July 22, 2023 00:00:00


Rooftop Solar Home System (SHS) was once thought to be an answer to the acute power shortage in the country as the traditional fossil-fuel-fired power plants were unable to meet the rising demand for electricity in the country. Moreover, it is a source of clean and renewable energy (RE) and hence considered appropriate for a tropical country with abundant sunshine all the year round. Against this background, the Sustainable and Renewable Energy Development Authority (SREDA), a government agency under the power ministry tasked with increasing RE production, saw the installation of around 6.0 million SHSs across the country in the last two decades. But now sources in the government-run Infrastructure Development Company Limited (IDCOL) that finances renewable infrastructure projects, is reported to have said that only around 4.5 million of those SHSs are now functional, which is nearly 75 per cent of the total. Evidently, the rest SHSs are not working. This is indeed disappointing given that the government in its recent policy shift as well as in its Renewably Energy Policy 2008 is committed to increasing production of RE in the country.

So, one wonders why at a time when the country is again in the throes of acute power crisis due to fossil fuel shortage, such a large number of the SHSs should sit idle? Reports further have it that the users of these solar home units, mostly rooftop ones, are facing problems including disconnected solar panels and damaged photovoltaic cells having to do with normal wear and tear or environmental pollution such as dust in the air and so on. The problem persists, since neither the users of the SHSs have the knowhow to repair the RE devices on their own, nor are any technicians from the IDCOL-partner companies that installed those solar power devices are available or easy to come by. This is both unfortunate and intriguing. Because, providing after-sales service that includes maintenances is a primary responsibility of the companies that supplied those SHSs to the households in question. It is also in their business interest to provide the service whether free or in exchange for a fee. Strangely, this is not happening.

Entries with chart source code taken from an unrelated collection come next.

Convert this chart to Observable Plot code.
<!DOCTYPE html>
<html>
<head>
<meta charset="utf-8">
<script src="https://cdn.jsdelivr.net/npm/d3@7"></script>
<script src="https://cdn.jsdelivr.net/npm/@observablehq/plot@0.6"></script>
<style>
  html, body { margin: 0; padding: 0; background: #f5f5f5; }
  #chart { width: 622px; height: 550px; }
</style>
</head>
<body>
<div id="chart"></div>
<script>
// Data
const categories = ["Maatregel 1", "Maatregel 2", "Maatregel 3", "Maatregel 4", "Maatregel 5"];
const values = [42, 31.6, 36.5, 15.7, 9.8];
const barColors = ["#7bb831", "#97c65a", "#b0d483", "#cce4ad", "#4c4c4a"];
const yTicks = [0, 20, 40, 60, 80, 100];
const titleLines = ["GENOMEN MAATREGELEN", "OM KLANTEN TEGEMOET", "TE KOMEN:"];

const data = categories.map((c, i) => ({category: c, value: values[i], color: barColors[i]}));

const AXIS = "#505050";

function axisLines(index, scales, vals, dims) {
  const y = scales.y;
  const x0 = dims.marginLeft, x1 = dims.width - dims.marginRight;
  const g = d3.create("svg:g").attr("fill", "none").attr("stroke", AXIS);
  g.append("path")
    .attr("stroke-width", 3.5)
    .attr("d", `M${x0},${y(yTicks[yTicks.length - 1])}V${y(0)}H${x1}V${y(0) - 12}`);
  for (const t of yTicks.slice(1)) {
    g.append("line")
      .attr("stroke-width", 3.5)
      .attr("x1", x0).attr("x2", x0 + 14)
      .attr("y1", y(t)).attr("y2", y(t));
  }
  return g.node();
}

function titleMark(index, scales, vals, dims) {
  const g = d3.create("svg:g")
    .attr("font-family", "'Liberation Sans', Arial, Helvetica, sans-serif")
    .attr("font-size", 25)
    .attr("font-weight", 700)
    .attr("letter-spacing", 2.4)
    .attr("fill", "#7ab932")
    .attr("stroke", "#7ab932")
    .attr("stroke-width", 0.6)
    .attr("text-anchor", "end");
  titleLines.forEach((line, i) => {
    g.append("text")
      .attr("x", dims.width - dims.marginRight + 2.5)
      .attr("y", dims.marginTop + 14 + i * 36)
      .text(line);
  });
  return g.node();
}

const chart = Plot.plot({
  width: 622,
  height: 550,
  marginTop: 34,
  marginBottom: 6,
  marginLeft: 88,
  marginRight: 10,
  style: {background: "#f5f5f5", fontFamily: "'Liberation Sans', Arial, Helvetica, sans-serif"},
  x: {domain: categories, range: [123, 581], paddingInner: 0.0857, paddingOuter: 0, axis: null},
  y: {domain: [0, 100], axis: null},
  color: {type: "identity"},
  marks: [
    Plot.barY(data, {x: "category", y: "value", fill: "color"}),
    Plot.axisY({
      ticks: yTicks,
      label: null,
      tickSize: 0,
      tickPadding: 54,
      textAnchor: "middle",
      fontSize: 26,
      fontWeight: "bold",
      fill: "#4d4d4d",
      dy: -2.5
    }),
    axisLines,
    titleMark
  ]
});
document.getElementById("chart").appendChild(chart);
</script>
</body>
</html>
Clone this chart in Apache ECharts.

In this context, experts on energy finance are of the view that the companies supplying and installing the SHSs might have lost their incentives following the government's massive expansion of grid network to ensure 100 per cent power access across the nation by 2022. However, the ongoing forex crunch (of US dollar, to be specific) forcing the government to cut back on fossil fuel import has a spanner in the works. The power authorities have again been resorting to the old practice of load-shedding to make do with the sharply reduced power supply through the grid network.

But when grid power was abundant, the users of the SHSs were also found lacking in their interest to have their RE devices duly serviced. Their apathy lay in the fact that in many cases their choice of installing rooftop SHSs was made half-heartedly, just to meet the official requirement.

Now that things are back to square one, a rethink on the part of both the users of and the companies dealing in the SHSs has become urgent. In this context, the government should reinvigorate its policies including the one spelt out in its 8th Five-year plan to meet 20 per cent of the country's total power demand by 2025 through renewable energy. This would require providing generous incentives to the prospective investors in the RE sector.